Perlakuan tidak menyenangkan tidak cukup sampai di situ. Nurhadi lantas disekap di Hotel Arcadia, di kawasan Jembatan Merah, dan dipaksa menerima uang tutup mulut Rp 600.000.
Kekerasan terhadap media pun semakin meningkat. Menurut catatan yang dihimpun Lembaga Bantuan Hukum (LBH) Pers, pada 2020 telah terjadi 117 kekerasan terhadap wartawan dan media, atau meningkat 32 persen dari tahun 2019 (79 kasus). Sementara itu, dari laporan Aliansi Jurnalis Independen (AJI), sebanyak 85 kekerasan terhadap wartawan selama tahun 2020.
“Kami juga meminta Pemerintahan Presiden Joko Widodo untuk mengusut dan menuntaskan kasus-kasus serangan serupa terhadap jurnalis, aktivis, termasuk para Pembela Hak Asasi Manusia. Apalagi, kerja jurnalistik dilindungi undang-undang,” tutur Adeng.
Sebelumnya, Pemimpin Redaksi Majalah Tempo Wahyu Dhyatmika dalam pernyataan tertulis menyatakan, penganiayaan tersebut melanggar prinsip kebebasan pers. Karena itu, pihaknya menuntut semua pelaku diadili dan dijatuhi hukuman yang sesuai.

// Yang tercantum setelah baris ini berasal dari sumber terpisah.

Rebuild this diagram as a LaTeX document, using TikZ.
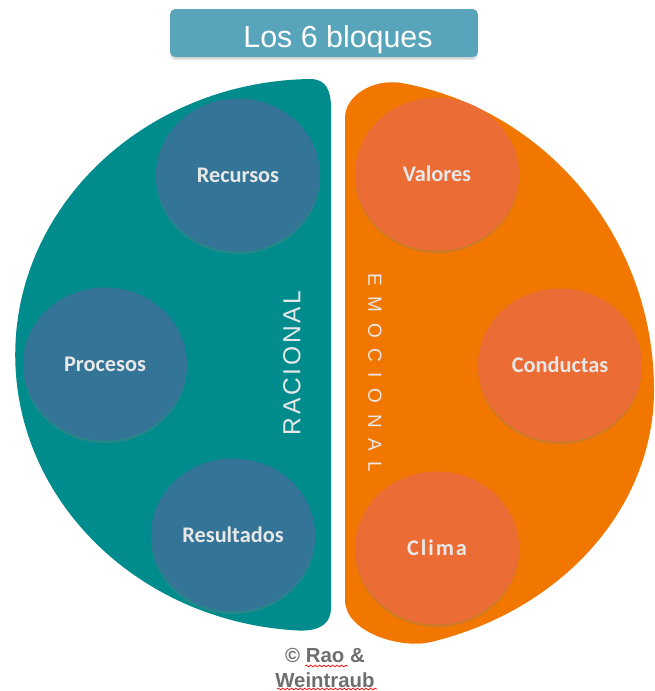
\documentclass[tikz,border=0pt]{standalone}
\usepackage{fontspec}
\setmainfont{Liberation Sans}
\newfontfamily\carlito{Carlito}
\newfontfamily\racfont[LetterSpace=11]{Liberation Sans}
\newfontfamily\emofont[LetterSpace=56]{Liberation Sans}
\usetikzlibrary{shapes.geometric,shadows,decorations.pathmorphing}

\definecolor{tealbg}{RGB}{0,139,141}
\definecolor{bluecirc}{RGB}{52,117,151}
\definecolor{orangebg}{RGB}{241,119,0}
\definecolor{orangecirc}{RGB}{236,108,54}
\definecolor{titlebox}{RGB}{88,164,186}
\definecolor{labelgray}{RGB}{232,232,232}
\definecolor{copygray}{RGB}{110,110,110}

\tikzset{
  bloque/.style={ellipse, minimum width=3.28cm, minimum height=3.06cm, inner sep=0pt,
    text=labelgray, font=\carlito\bfseries\fontsize{12.7}{15}\selectfont,
    drop shadow={opacity=0.3, shadow xshift=0pt, shadow yshift=-1.5pt}},
  racional/.style={bloque, fill=bluecirc},
  emocional/.style={bloque, fill=orangecirc},
  spell/.style={red, line width=0.4pt, decorate,
    decoration={snake, amplitude=0.5pt, segment length=2.5pt}}
}

\begin{document}
\begin{tikzpicture}[x=0.02cm, y=-0.02cm]
\useasboundingbox (0,0) rectangle (654,691);

% the two halves
\fill[tealbg] (331,608) -- (331,108) .. controls (331,90) and (326,79) .. (310,79)
  arc[start angle=-91, end angle=-267, x radius=300, y radius=276]
  .. controls (322,631) and (331,622) .. (331,608) -- cycle;
\fill[orangebg] (345,600) -- (345,118) .. controls (345,96) and (372,79) .. (400,82.7)
  arc[start angle=-80.06, end angle=0, x radius=307, y radius=312]
  arc[start angle=0, end angle=74.3, x radius=307, y radius=262]
  .. controls (400,649) and (345,632) .. (345,600) -- cycle;

\node[fill=titlebox, rounded corners=3pt, minimum width=6.16cm, minimum height=0.96cm,
  drop shadow={opacity=0.3, shadow xshift=0pt, shadow yshift=-1.5pt}]
  (titulo) at (324,33) {};
\node[anchor=base, text=white, font=\fontsize{17.3}{20}\selectfont]
  (titulotexto) at (338,47) {Los 6 bloques};

\node[racional] (recursos) at (238,175) {Recursos};
\node[racional] (procesos) at (105,364) {Procesos};
\node[racional] (resultados) at (233,535) {Resultados};
\node[emocional] (valores) at (437,174) {Valores};
\node[emocional] (conductas) at (560,365) {Conductas};
\node[emocional] (clima) at (437,548) {\addfontfeature{LetterSpace=9}Clima};

\node[rotate=90, text=labelgray, font=\racfont\fontsize{14}{16}\selectfont]
  (racional) at (292,363) {RACIONAL};
\node[rotate=-90, text=labelgray, font=\emofont\fontsize{10.8}{12}\selectfont]
  (emocional) at (375,373) {EMOCIONAL};

\node[align=center, text=copygray, font=\bfseries\fontsize{11.6}{14.2}\selectfont]
  (copy) at (325,668) {© Rao \&\\Weintraub};
\draw[spell] (305,666) -- (348,666);
\draw[spell] (277,689) -- (377,689);
\end{tikzpicture}
\end{document}
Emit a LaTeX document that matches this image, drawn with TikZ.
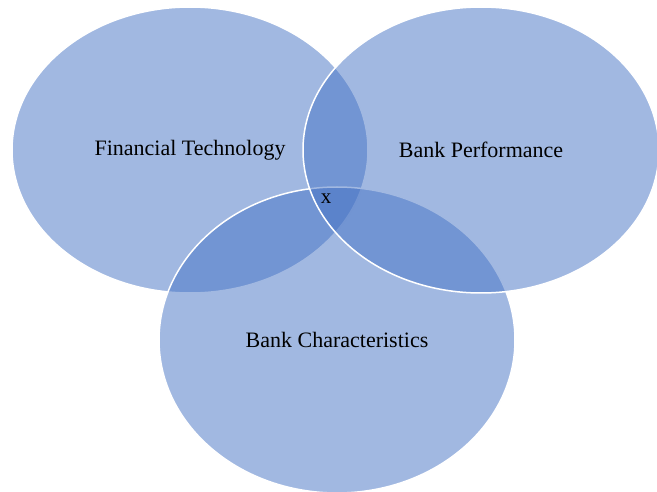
\documentclass[tikz,border=0pt]{standalone}
\usepackage{fontspec}
\setmainfont{Liberation Serif}
\usetikzlibrary{shapes.geometric}
\definecolor{vennblue}{RGB}{68,114,196}
\begin{document}
\begin{tikzpicture}[x=1pt, y=-1pt,
  setellipse/.style={ellipse, fill=vennblue, fill opacity=0.5, text opacity=1,
    draw=white, line width=1.5pt, inner sep=0pt,
    minimum width=356pt, minimum height=286pt,
    font=\fontsize{22}{26}\selectfont},
  setlabel/.style={font=\fontsize{21}{25}\selectfont, inner sep=0pt}]
  \useasboundingbox (0,0) rectangle (657,492);

  % Three overlapping sets
  \node[setellipse] (fintech) at (190,150) {Financial Technology};
  \node[setellipse, minimum height=306pt] (charac) at (337,340) {Bank Characteristics};
  \node[setellipse] (perf) at (481,150) {Bank Performance};

  % Common part of all three
  \node[setlabel] (common) at (326,199) {x};
\end{tikzpicture}
\end{document}
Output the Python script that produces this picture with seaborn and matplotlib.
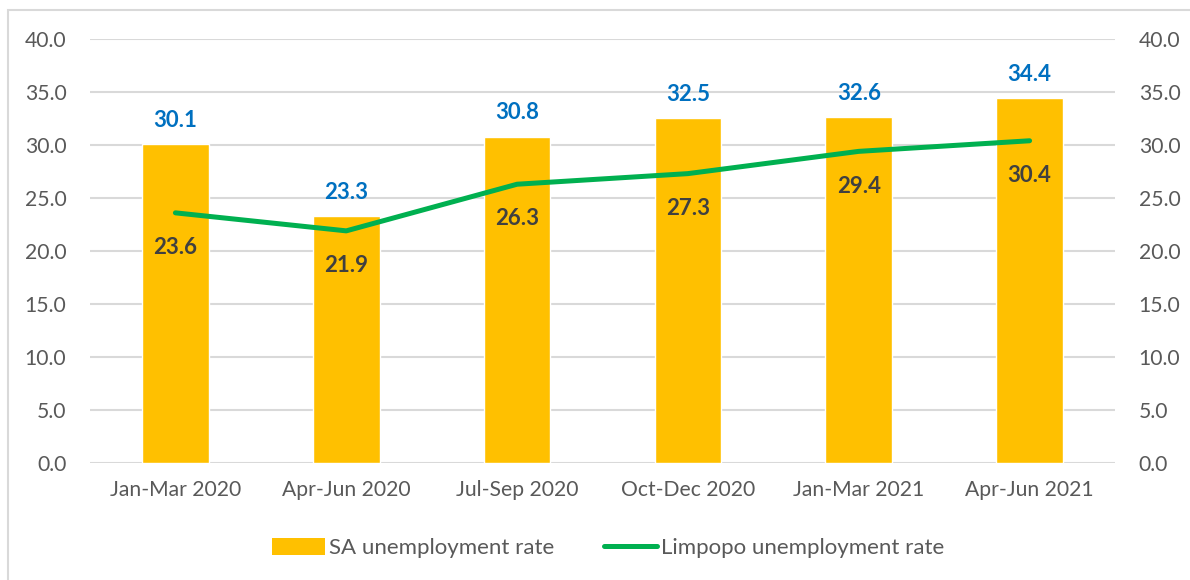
import matplotlib
matplotlib.use("Agg")
import matplotlib.pyplot as plt
import seaborn as sns
import pandas as pd
from matplotlib.patches import Rectangle
from matplotlib.lines import Line2D
from matplotlib.patches import Patch

quarters = ["Jan-Mar 2020", "Apr-Jun 2020", "Jul-Sep 2020",
            "Oct-Dec 2020", "Jan-Mar 2021", "Apr-Jun 2021"]
sa_rate = [30.1, 23.3, 30.8, 32.5, 32.6, 34.4]
limpopo_rate = [23.6, 21.9, 26.3, 27.3, 29.4, 30.4]

df = pd.DataFrame({"quarter": quarters, "sa": sa_rate, "limpopo": limpopo_rate})

sns.set_theme(style="white")
plt.rcParams["font.family"] = ["Lato", "DejaVu Sans"]

BAR = "#FFC000"
LINE = "#00B050"
GRID = "#D9D9D9"
TXT = "#595959"
FS = 15.2

fig = plt.figure(figsize=(11.9, 5.8), dpi=100)
ax = fig.add_axes([90 / 1190, 117 / 580, 1025 / 1190, 424 / 580])

sns.barplot(data=df, x="quarter", y="sa", color=BAR, saturation=1,
            width=0.39, ax=ax, zorder=2)
ax.set_ylim(0, 40)
ax.set_yticks(range(0, 41, 5))
ax.set_yticklabels([f"{v:.1f}" for v in range(0, 41, 5)])
ax.yaxis.grid(True, color=GRID, linewidth=1.5, zorder=0)
ax.set_axisbelow(True)
for s in ax.spines.values():
    s.set_visible(False)
ax.set_xlabel("")
ax.set_ylabel("")
ax.tick_params(axis="both", length=0, labelsize=FS, labelcolor=TXT)
ax.tick_params(axis="y", pad=17)
ax.tick_params(axis="x", pad=12)

for i, v in enumerate(sa_rate):
    ax.annotate(f"{v:.1f}", (i, v), xytext=(0, 17), textcoords="offset points",
                ha="center", va="center", color="#0070C0",
                fontsize=16, fontweight="bold")

ax2 = ax.twinx()
sns.lineplot(x=list(range(len(quarters))), y=limpopo_rate, color=LINE,
             linewidth=3.6, ax=ax2, zorder=3)
ax2.set_ylim(0, 40)
ax2.set_yticks(range(0, 41, 5))
ax2.set_yticklabels([f"{v:.1f}" for v in range(0, 41, 5)])
for s in ax2.spines.values():
    s.set_visible(False)
ax2.set_ylabel("")
ax2.tick_params(axis="y", length=0, labelsize=FS, labelcolor=TXT, pad=17)
ax2.grid(False)

for i, v in enumerate(limpopo_rate):
    ax2.annotate(f"{v:.1f}", (i, v), xytext=(0, -25), textcoords="offset points",
                 ha="center", va="center", color="#404040",
                 fontsize=16, fontweight="bold")

ax.set_xlim(-0.5, len(quarters) - 0.5)

handles = [Patch(facecolor=BAR, edgecolor="none"),
           Line2D([0], [0], color=LINE, linewidth=3.6, solid_capstyle="round")]
fig.legend(handles, ["SA unemployment rate", "Limpopo unemployment rate"],
           loc="center", bbox_to_anchor=(0.511, 32 / 580), ncol=2, frameon=False,
           fontsize=16, labelcolor=TXT, handlelength=2.4, handleheight=0.8,
           columnspacing=2.2, handletextpad=0.2)

fig.patches.append(Rectangle((8 / 1190, -0.05), 1.1, (570 / 580) + 0.05,
                             transform=fig.transFigure, fill=False,
                             edgecolor=GRID, linewidth=1.5))

fig.savefig("out.png", dpi=100, facecolor="white")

Di samping itu, Wahyu meminta bantuan dari berbagai pihak untuk melindungi korban dari ancaman kekerasan lebih lanjut. Lembaga yang diminta ini antara lain Lembaga Perlindungan Saksi dan Korban (LPSK), Komisi Nasional untuk Hak Asasi Manusia (Komnas HAM) dan Dewan Pers.
”Setelah semua berkas penyidikan lengkap, kami menuntut pelakunya dibawa ke meja hijau untuk menerima hukuman sesuai undang-undang yang berlaku,” ujarnya.